You can find my Sri Lankan curry powder recipe here.
Toast the unsweetened desiccated coconut before you start cooking OR while the pumpkin curry is cooking. You will be adding this only at the end.
Once you have everything prepped, cooking this Sri Lankan pumpkin curry is easy.
In a large pot, heat some oil (you can use any kind of cooking oil) over medium heat. Add the onions and start to soften them in the pot. Add the garlic and curry leaves at the same time. This allows the base of the curry to develop.
When the onions are translucent, add the spices (including the Sri Lankan curry powder), and stir until they toast ever so slightly, so you can smell all the flavors of the spices.
Add the pumpkin and coconut milk (and some salt and a little sugar), and stir to combine. Let it simmer in the curry sauce over medium or medium – high heat (with the lid off). Top off with water only if too much of the coconut milk evaporates.
The curry is done when the pumpkin is tender. You can add more water if you’d like the curry sauce to be less thick. But take care when stirring the curry, as you don’t want to crush the soft pumpkin pieces.
When the pumpkin curry is almost done, sprinkle in the ground toasted coconut, and very gently fold it in. You can also gently shake the pot to distribute the ground coconut in the sauce.
What pairs well with this Coconut Pumpkin Curry
Pumpkin curry is always delicious with freshly cooked rice or this Sri Lankan coconut roti. It’s naturally gluten free and vegan as well.
To keep your meal plant based, you can pair your pumpkin curry with the following vegan Sri Lankan curries,
- Beetroot curry
- Jackfruit curry
- Dry green bean fried curry (skip the dried fish)
- Creamy cashew curry
- Apple curry
- Mango curry
Or if you’d like non-vegetarian / non-vegan options,
My personal favorite combination is chicken curry, apple curry, and pumpkin curry! The combination of spicy, fruity, and creamy hits the spot perfectly!
But this pumpkin curry recipe doesn’t have to be paired with another Sri Lankan curry either. It’s delicious with anything! In fact, I often eat leftovers for breakfast with just a runny yolk fried egg. Tastes like a delicious coconut curried pumpkin soup!
Sri Lankan Pumpkin Curry
- 1½ tsp black mustard seeds optional, but recommended
- 2 lbs pumpkin Kent pumpkin, Jamaican pumpkin, or butternut squash
- 2 tbsp coconut oil or vegetable oil, or olive oil
- 1 medium red onion finely sliced
- 10 fresh curry leaves dried is fine as well, or 2 bay leaves
- 3 green chillies sliced into thick slices (jalapenos or serrano peppers are fine as well)

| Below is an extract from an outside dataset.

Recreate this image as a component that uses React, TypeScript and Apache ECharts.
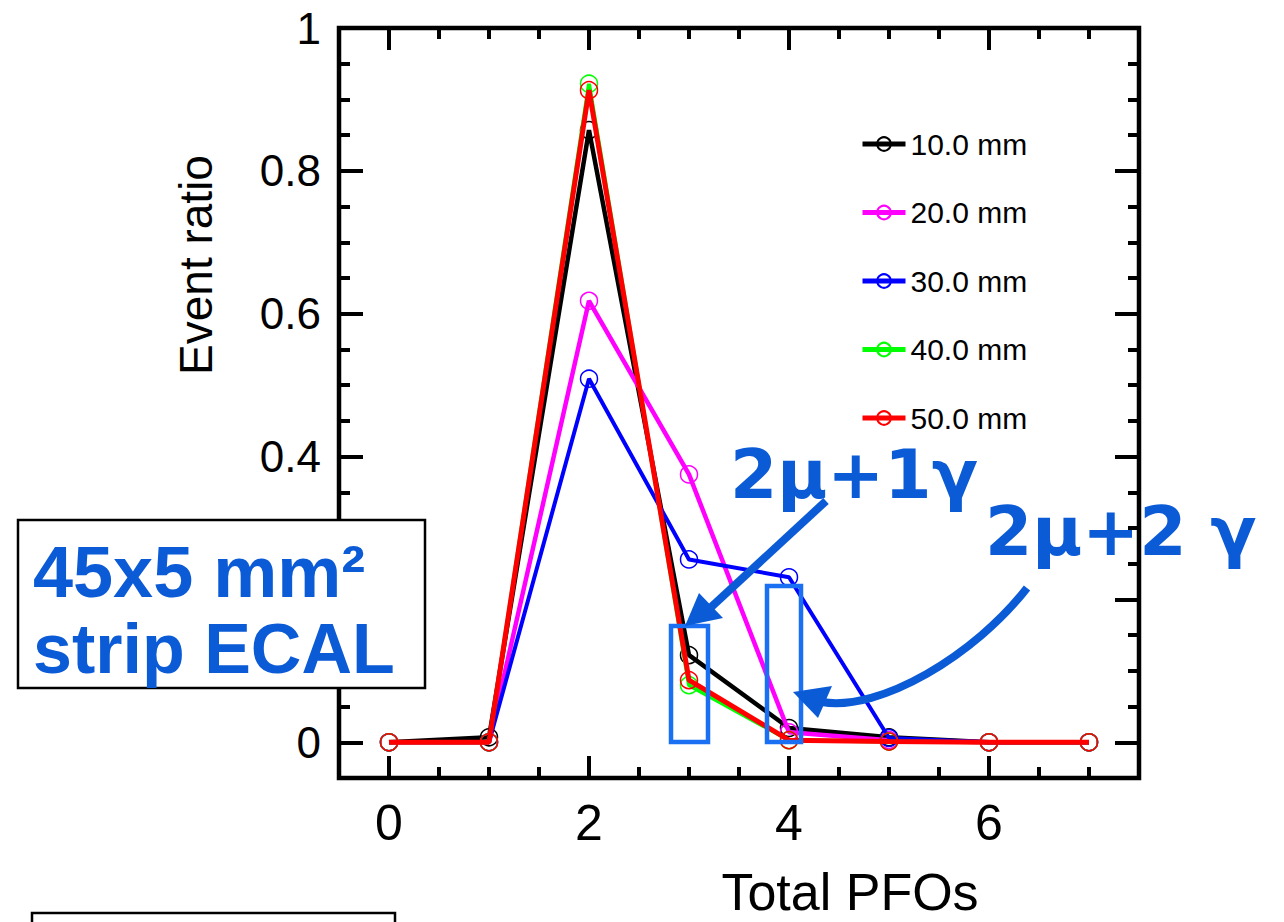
import React, { useEffect, useRef } from "react";
import * as echarts from "echarts";

const totalPFOs = [0, 1, 2, 3, 4, 5, 6, 7];
const names = ["10.0 mm", "20.0 mm", "30.0 mm", "40.0 mm", "50.0 mm"];
const colors = ["#000000", "#ff00ff", "#0000ff", "#00ff00", "#ff0000"];
const lineWidths = [4.5, 4.5, 4, 4, 5];
const ratio10 = [0, 0.007, 0.857, 0.122, 0.02, 0.007, 0, 0];
const ratio20 = [0, 0, 0.618, 0.375, 0.014, 0.003, 0, 0];
const ratio30 = [0, 0, 0.509, 0.256, 0.231, 0.006, 0, 0];
const ratio40 = [0, 0, 0.922, 0.08, 0.003, 0.001, 0, 0];
const ratio50 = [0, 0, 0.913, 0.087, 0.003, 0.001, 0, 0];
const allRatios = [ratio10, ratio20, ratio30, ratio40, ratio50];

const xMajor = [0, 2, 4, 6];
const xMinor = [0.5, 1, 1.5, 2.5, 3, 3.5, 4.5, 5, 5.5, 6.5, 7];
const yMajor = [0, 0.2, 0.4, 0.6, 0.8, 1];
// the 0.2 label is hidden behind the annotation box in the reference
const yLabels = [0, 0.4, 0.6, 0.8, 1];
const yMinor = [0.05, 0.1, 0.15, 0.25, 0.3, 0.35, 0.45, 0.5, 0.55, 0.65, 0.7, 0.75, 0.85, 0.9, 0.95];

const FONT = "Liberation Sans";
const BLUE = "#0b5bd7";
const BOX_BLUE = "#1a6ff2";

function xAxisDef(pos: string, vals: number[], len: number, labels: boolean) {
  return {
    type: "value",
    position: pos,
    min: -0.5,
    max: 7.5,
    axisLine: { show: false, onZero: false },
    splitLine: { show: false },
    axisTick: { show: true, inside: true, length: len, customValues: vals, lineStyle: { color: "#000", width: 4 } },
    axisLabel: labels
      ? { show: true, customValues: xMajor, fontSize: 50, fontFamily: FONT, color: "#000", margin: 20 }
      : { show: false },
  };
}

function yAxisDef(pos: string, vals: number[], len: number, labels: boolean) {
  return {
    type: "value",
    position: pos,
    min: -0.05,
    max: 1,
    axisLine: { show: false, onZero: false },
    splitLine: { show: false },
    axisTick: { show: true, inside: true, length: len, customValues: vals, lineStyle: { color: "#000", width: 4 } },
    axisLabel: labels
      ? {
          show: true,
          customValues: yLabels,
          fontSize: 44,
          fontFamily: FONT,
          color: "#000",
          margin: 18,
          formatter: (v: number) => (Math.abs(v) < 1e-9 ? "0" : Math.abs(v - 1) < 1e-9 ? "1" : v.toFixed(1)),
        }
      : { show: false },
  };
}

export default function App() {
  const ref = useRef<HTMLDivElement>(null);
  useEffect(() => {
    const chart = echarts.init(ref.current!, null, { renderer: "svg" });
    const series = names.map((n, i) => ({
      name: n,
      type: "line",
      xAxisIndex: 0,
      yAxisIndex: 0,
      data: totalPFOs.map((x, k) => [x, allRatios[i][k]]),
      symbol: "circle",
      symbolSize: 17,
      lineStyle: { color: colors[i], width: lineWidths[i] },
      itemStyle: { color: "rgba(0,0,0,0)", borderColor: colors[i], borderWidth: 1.5 },
      emphasis: { disabled: true },
      z: 2 + i,
    }));
    chart.setOption({
      animation: false,
      backgroundColor: "#ffffff",
      grid: {
        left: 339,
        top: 28,
        width: 800,
        height: 750,
        show: true,
        borderColor: "#000",
        borderWidth: 4.5,
        backgroundColor: "rgba(0,0,0,0)",
      },
      xAxis: [
        xAxisDef("bottom", xMajor, 22, true),
        xAxisDef("bottom", xMinor, 11, false),
        xAxisDef("top", xMajor, 22, false),
        xAxisDef("top", xMinor, 11, false),
      ],
      yAxis: [
        yAxisDef("left", yMajor, 24, true),
        yAxisDef("left", yMinor, 11, false),
        yAxisDef("right", yMajor, 24, false),
        yAxisDef("right", yMinor, 11, false),
      ],
      legend: {
        orient: "vertical",
        left: 855,
        top: 124,
        itemWidth: 43,
        itemHeight: 17,
        itemGap: 38.5,
        selectedMode: false,
        lineStyle: { width: 5 },
        textStyle: { fontSize: 30, fontFamily: FONT, color: "#000" },
        data: names,
      },
      series,
      graphic: [
        {
          type: "text",
          x: 196,
          y: 265,
          rotation: Math.PI / 2,
          style: { text: "Event ratio", fontSize: 46, fontFamily: FONT, fill: "#000", align: "center", verticalAlign: "middle" },
        },
        {
          type: "text",
          x: 850,
          y: 892,
          style: { text: "Total PFOs", fontSize: 52, fontFamily: FONT, fill: "#000", align: "center", verticalAlign: "middle" },
        },
        {
          type: "rect",
          z: 50,
          shape: { x: 671, y: 626, width: 37, height: 116 },
          style: { fill: "none", stroke: BOX_BLUE, lineWidth: 4.5 },
        },
        {
          type: "rect",
          z: 50,
          shape: { x: 767, y: 586, width: 34, height: 156 },
          style: { fill: "none", stroke: BOX_BLUE, lineWidth: 4.5 },
        },
        {
          type: "line",
          z: 51,
          shape: { x1: 826, y1: 501, x2: 708, y2: 610 },
          style: { stroke: BLUE, lineWidth: 8 },
        },
        {
          type: "polygon",
          z: 51,
          shape: { points: [[685, 626], [699, 593], [723, 618]] },
          style: { fill: BLUE },
        },
        {
          type: "bezierCurve",
          z: 51,
          shape: { x1: 1027, y1: 588, cpx1: 975, cpy1: 655, cpx2: 880, cpy2: 712, x2: 822, y2: 702 },
          style: { stroke: BLUE, lineWidth: 8, fill: "none" },
        },
        {
          type: "polygon",
          z: 51,
          shape: { points: [[793, 692], [832, 686], [818, 718]] },
          style: { fill: BLUE },
        },
        {
          type: "text",
          z: 52,
          x: 730,
          y: 474,
          style: { text: "2μ+1γ", fontSize: 68, fontWeight: "bold", fontFamily: "DejaVu Sans", fill: BLUE, align: "left", verticalAlign: "middle" },
        },
        {
          type: "text",
          z: 52,
          x: 985,
          y: 531,
          style: { text: "2μ+2 γ", fontSize: 68, fontWeight: "bold", fontFamily: "DejaVu Sans", fill: BLUE, align: "left", verticalAlign: "middle" },
        },
        {
          type: "rect",
          z: 60,
          shape: { x: 18, y: 520, width: 407, height: 168 },
          style: { fill: "#ffffff", stroke: "#000", lineWidth: 2.5 },
        },
        {
          type: "text",
          z: 61,
          x: 33,
          y: 572,
          style: { text: "45x5 mm²", fontSize: 72, fontWeight: "bold", fontFamily: FONT, fill: BLUE, align: "left", verticalAlign: "middle" },
        },
        {
          type: "text",
          z: 61,
          x: 33,
          y: 649,
          style: { text: "strip ECAL", fontSize: 70, fontWeight: "bold", fontFamily: FONT, fill: BLUE, align: "left", verticalAlign: "middle" },
        },
        {
          type: "rect",
          z: 60,
          shape: { x: 32, y: 913, width: 363, height: 40 },
          style: { fill: "#ffffff", stroke: "#000", lineWidth: 2.5 },
        },
      ],
    });
    return () => chart.dispose();
  }, []);
  return <div ref={ref} style={{ position: "fixed", left: 0, top: 0, width: 1284, height: 922 }} />;
}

- 6 cloves garlic sliced or whole
- 1 ½ tbsp Sri Lankan roasted curry powder
- 2 tsp cayenne pepper use less if you don’t like it spicy
- 1 ½ tsp ground cinnamon
- 1 tsp turmeric powder
- 2 cups coconut milk
- 2 tsp sugar optional
- 1 tsp salt
- More salt to taste
Toasted coconut (to finish)
- 4 tbsp desiccated coconut roasted
- Place the mustard seeds in a mortar and pestle and crush until the seeds are coarsely ground. You can also do this in a spice grinder. Set the mustards seeds aside until needed.
- Wash the pumpkin, and then cut it into similar-sized cubes. Make sure the skin is in tact on all the pumpkin pieces. For larger pumpkins, cut into 2 inch thick wedges, and then cut 1 inch slices from the wedges. You can either keep them as 2 x 1 inch pieces, or cut them in half again for 1 x 1 inch pieces. The size doesn't have to be precise, but make sure they are all even, so that they cook evenly.
- Heat 2 tbsp oil over medium heat.
- When the oil is hot, add the onion, garlic, curry leaves, and green chili, and saute until the onions have softened and are translucent.
- Next, add the curry powder, cayenne pepper, cinnamon, turmeric, and crushed mustard seeds. Saute for about 30 seconds to 1 minute until fragrant.
- Add the pumpkin pieces, coconut milk, salt, and sugar. Mix to combine.
- Allow the curry to come to a simmer with the lid off. Continue to simmer the curry until the pumpkin is tender. This can take between 20 – 40 minutes (depending on how large the pumpkin pieces are).
- Check on the curry regularly, and add water if the liquid level is low. Gently fold / stir the mixture to prevent anything from sticking to the bottom.
- Add more salt to taste if needed.
- Add the ground and toasted coconut just before the curry is done. Gently fold it into the curry (so that you don't crush the tender pumpkin pieces). Simmer for a further 2 – 5 minutes to allow the sauce to thicken.
- Serve with a garnish of cilantro (optional), along with rice, and any other side dishes.
Toasted coconut (to finish)
- Make this at the beginning, or while the pumpkin is cooking.
- Place the desiccated coconut in a dry non-stick pan. Heat over medium heat while stirring frequently, until the coconut turns toasty.
- Remove the toasted coconut from the pan, and transfer into a spice grinder. Grind until you have a fine powder. Add this to the curry towards the end of the cooking time as mentioned above.
- You can also use fine desiccated coconut, and skip the grinding part.